Sikap bahasa negatif akan
menyebabkan mereka menjadi acuh terhadap pembinaan dan pelestarian bahasa,
mereka menjadi tidak bangga lagi memakai bahasa itu sebagai penanda jati diri,
bahkan mereka merasa malu memakai bahasa
itu sehingga memperlemah pemertahanan bahasa. Dalam keadaan demikian
orang menjadi mudah beralih atau berpindah bahasa. Biasanya dalam suatu bahasa
masyarakat bilingual atau multilingual terjadi beralih bahasa kepada yang lebih
bergengsi, yang lebih menjamin kemudahan mencari pekerjaan atau kemudahan, yang
lebih menjamin memperoleh kesempatan di sektor modern dan semacamnya. Masalah
pemertahanan bahasa adalah masalah khas dalam masyarakat multilingual (Fasold :
1984 : 213). Berpindah bahasa sebenarnya merupakan suatu indikator kematian
bahasa karena orang itu mulai meninggalkan bahasanya. Proses itu sudah barang
tentu tidak secara total dan secara drastis. Gejala yang secara umum dijumpai
adalah lapisan/kelompok muda lebih mudah terangsang untuk memakai sesuatu yang
baru, yang mencerminkan kedinamisan (Fasold, 1984 : 215).
Berkenaan dengan sikap bahasa negatif ada pendapat yang
menyatakan bahwa jalan yang harus ditempuh adalah dengan pendidikan bahasa yang
dilaksanakan atas dasar pembinaan kaidah dan norma-norma sosial dan budaya yang
ada dalam masyarakat bahasa yang bersangkutan. Namun menurut Lambert (1976)
motivasi belajar tersebut juga berorientasi pada dua hal yaitu:
- Perbaikan nasib (orientasi instrumental).
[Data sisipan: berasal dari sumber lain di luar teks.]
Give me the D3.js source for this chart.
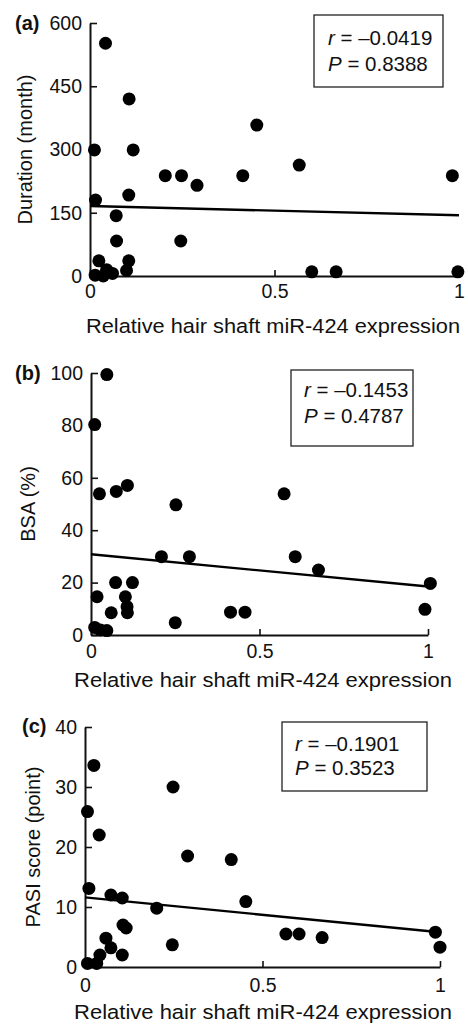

Orientasi instrumental mengacu/banyak terjadi pada bahasa-bahasa yang jangkauan pemakaiannya luas, banyak dibutuhkan dan menjanjikan nilai ekonomi yang tinggi, seperti bahasa Inggris, bahasa Prancis, dan bahasa Jepang.
- Keingintahuan terhadap kebudayaan masyarakat yang bahasanya dipelajari (orientasi integratif). Orientasi integratif banyak terjadi pada bahasa-bahasa dari suatu masyarakat yang mempunyai kebudayaan tinggi, tetapi bahasanya hanya digunakan sebagai alat komunikasi terbatas pada kelompok etnik tertentu.
Dari pembicaraan mengenai sikap
bahasa di atas dapat dilihat bahwa sikap bahasa juga bisa memengaruhi seseorang
untuk menggunakan sesuatu bahasa, dan bukan bahasa yang lain, dalam masyarakat
yang bilingual atau multilingual. Mengacu pada sikap bahasa pada masyarakat
yang bilingual atau multilingual, terdapat dampak positif dan negatif bagi
pembinaan bahasa Indonesia dan bahasa daerah. Memang semakin meluasnya
pemakaian bahasa Indonesia sebagai bahasa nasional, adalah suatu hal yang
positif. Tetapi dampak negatifnya seseorang sering mendapat hambatan psikologis
dalam menggunakan bahasa daerahnya yang mengenal tingkatan bahasa, seringkali
memaksa mereka terbalik-balik dalam bertutur antara bahasa daerah dan bahasa
Indonesia. Akhirnya sering terjadi kalimat-kalimat / kata-kata (karena
banyaknya terjadi interferensi / campur kode yang tidak terkendali) muncul
kata-kata sebagai suatu ragam bahasa baru. Misalnya, bahasa Indonesia yang
kejawa-jawaan atau bahasa Indonesia yang keinggris-inggrisan, dan lain-lain.
Hal itu pun mulai sering ditemui di masyarakat pengguna bahasa sekarang.